▶ _THE PROBLEM_: Images are excluded; otherwise, output every record exactly.

▶ _SUPPLIED RECORDS_:
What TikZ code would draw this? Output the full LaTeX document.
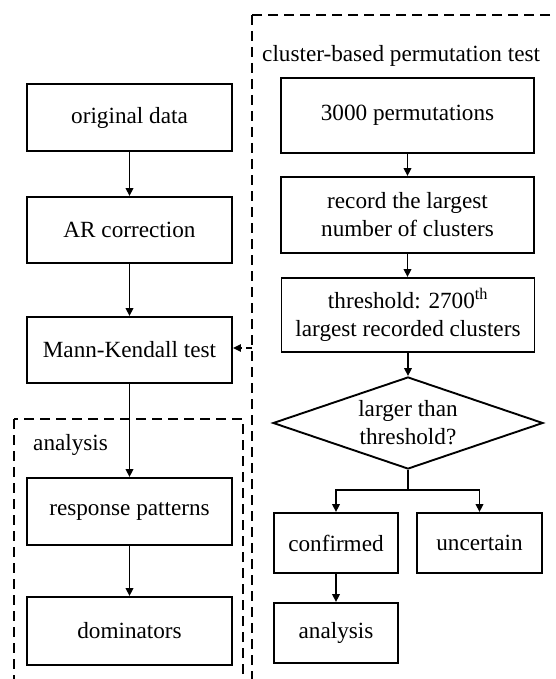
\documentclass[tikz,border=0pt]{standalone}
\usepackage{fontspec}
\setmainfont{Liberation Serif}
\usetikzlibrary{arrows.meta,shapes.geometric}

\begin{document}
\begin{tikzpicture}[x=1pt,y=-1pt,
  every node/.style={font=\fontsize{23.2}{28}\selectfont},
  box/.style={draw,line width=1.9pt,inner sep=0pt,align=center},
  dbox/.style={draw,line width=1.8pt,dash pattern=on 10pt off 6pt},
  arr/.style={line width=1.8pt,-{Triangle[length=8pt,width=7.5pt]}},
  darr/.style={line width=1.5pt,dash pattern=on 6pt off 4pt,-{Triangle[length=8pt,width=7.5pt]}}]
  \useasboundingbox (0,0) rectangle (556,679);
  \clip (0,0) rectangle (556,679);

  % dashed group frames (open towards the page edges)
  \draw[dbox] (252,15) rectangle (600,720);
  \draw[dbox] (14,419) rectangle (243,720);
  \node[anchor=base west,inner sep=0pt] (lblperm) at (262,62) {cluster-based permutation test};
  \node[anchor=base west,inner sep=0pt] (lblana) at (33,450) {analysis};

  % left column
  \node[box,minimum width=205pt,minimum height=67pt] (orig) at (129.5,117.5) {original data};
  \node[box,minimum width=205pt,minimum height=66pt] (ar)   at (129.5,230) {AR correction};
  \node[box,minimum width=205pt,minimum height=66pt] (mk)   at (129.5,350) {Mann-Kendall test};
  \node[box,minimum width=205pt,minimum height=67pt] (resp) at (129.5,511.5) {response patterns};
  \node[box,minimum width=205pt,minimum height=68pt] (dom)  at (129.5,631) {dominators};

  % right column
  \node[box,minimum width=253pt,minimum height=75pt] (perm) at (407.5,115.5) {3000 permutations};
  \node[box,minimum width=253pt,minimum height=76pt] (rec)  at (407.5,215) {record the largest\\number of clusters};
  \node[box,minimum width=253pt,minimum height=74pt] (thr)  at (408,315) {threshold: 2700\textsuperscript{th}\\largest recorded clusters};
  \node[box,diamond,aspect=2.93,minimum width=270pt,minimum height=92pt] (dia) at (408,423) {larger than\\threshold?};
  \node[box,minimum width=124pt,minimum height=60pt] (conf) at (336,543) {confirmed};
  \node[box,minimum width=125pt,minimum height=60pt] (unc)  at (479.5,543) {uncertain};
  \node[box,minimum width=124pt,minimum height=60pt] (ana)  at (336,633) {analysis};

  % connectors
  \draw[arr] (orig) -- (ar);
  \draw[arr] (ar) -- (mk);
  \draw[arr] (mk) -- (resp);
  \draw[arr] (resp) -- (dom);
  \draw[arr] (perm) -- (rec);
  \draw[arr] (rec) -- (thr.north -| rec.south);
  \draw[arr] (thr) -- (dia);
  \coordinate (split) at (408,490);
  \draw[line width=1.8pt] (dia.south) -- (split);
  \draw[arr] (split) -| (conf.north);
  \draw[arr] (split) -| (unc.north);
  \draw[arr] (conf) -- (ana);
  \coordinate (fb) at (252,348);
  \draw[darr] (fb) -- (fb -| mk.east);
\end{tikzpicture}
\end{document}
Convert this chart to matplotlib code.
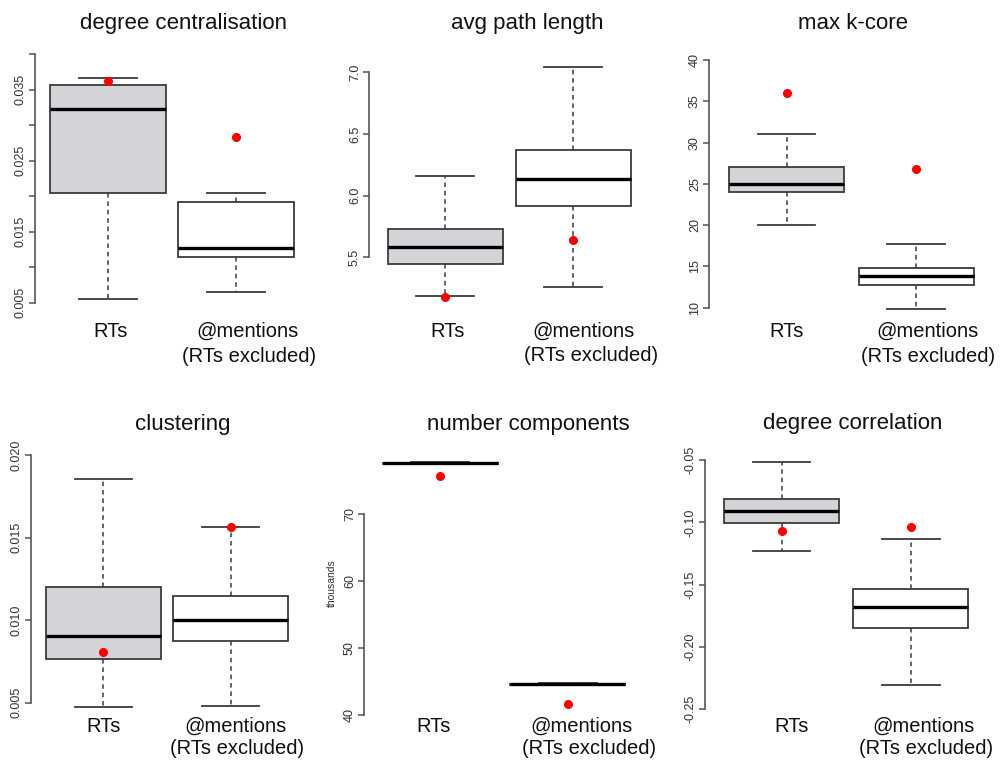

▶ _THE REPLY_:
What TikZ code would draw this? Output the full LaTeX document.
\documentclass[tikz,border=0pt]{standalone}
\usepackage{fontspec}
\setmainfont{Liberation Serif}
\usetikzlibrary{arrows.meta,shapes.geometric}

\begin{document}
\begin{tikzpicture}[x=1pt,y=-1pt,
  every node/.style={font=\fontsize{23.2}{28}\selectfont},
  box/.style={draw,line width=1.9pt,inner sep=0pt,align=center},
  dbox/.style={draw,line width=1.8pt,dash pattern=on 10pt off 6pt},
  arr/.style={line width=1.8pt,-{Triangle[length=8pt,width=7.5pt]}},
  darr/.style={line width=1.5pt,dash pattern=on 6pt off 4pt,-{Triangle[length=8pt,width=7.5pt]}}]
  \useasboundingbox (0,0) rectangle (556,679);
  \clip (0,0) rectangle (556,679);

  % dashed group frames (open towards the page edges)
  \draw[dbox] (252,15) rectangle (600,720);
  \draw[dbox] (14,419) rectangle (243,720);
  \node[anchor=base west,inner sep=0pt] (lblperm) at (262,62) {cluster-based permutation test};
  \node[anchor=base west,inner sep=0pt] (lblana) at (33,450) {analysis};

  % left column
  \node[box,minimum width=205pt,minimum height=67pt] (orig) at (129.5,117.5) {original data};
  \node[box,minimum width=205pt,minimum height=66pt] (ar)   at (129.5,230) {AR correction};
  \node[box,minimum width=205pt,minimum height=66pt] (mk)   at (129.5,350) {Mann-Kendall test};
  \node[box,minimum width=205pt,minimum height=67pt] (resp) at (129.5,511.5) {response patterns};
  \node[box,minimum width=205pt,minimum height=68pt] (dom)  at (129.5,631) {dominators};

  % right column
  \node[box,minimum width=253pt,minimum height=75pt] (perm) at (407.5,115.5) {3000 permutations};
  \node[box,minimum width=253pt,minimum height=76pt] (rec)  at (407.5,215) {record the largest\\number of clusters};
  \node[box,minimum width=253pt,minimum height=74pt] (thr)  at (408,315) {threshold: 2700\textsuperscript{th}\\largest recorded clusters};
  \node[box,diamond,aspect=2.93,minimum width=270pt,minimum height=92pt] (dia) at (408,423) {larger than\\threshold?};
  \node[box,minimum width=124pt,minimum height=60pt] (conf) at (336,543) {confirmed};
  \node[box,minimum width=125pt,minimum height=60pt] (unc)  at (479.5,543) {uncertain};
  \node[box,minimum width=124pt,minimum height=60pt] (ana)  at (336,633) {analysis};

  % connectors
  \draw[arr] (orig) -- (ar);
  \draw[arr] (ar) -- (mk);
  \draw[arr] (mk) -- (resp);
  \draw[arr] (resp) -- (dom);
  \draw[arr] (perm) -- (rec);
  \draw[arr] (rec) -- (thr.north -| rec.south);
  \draw[arr] (thr) -- (dia);
  \coordinate (split) at (408,490);
  \draw[line width=1.8pt] (dia.south) -- (split);
  \draw[arr] (split) -| (conf.north);
  \draw[arr] (split) -| (unc.north);
  \draw[arr] (conf) -- (ana);
  \coordinate (fb) at (252,348);
  \draw[darr] (fb) -- (fb -| mk.east);
\end{tikzpicture}
\end{document}
Convert this chart to matplotlib code.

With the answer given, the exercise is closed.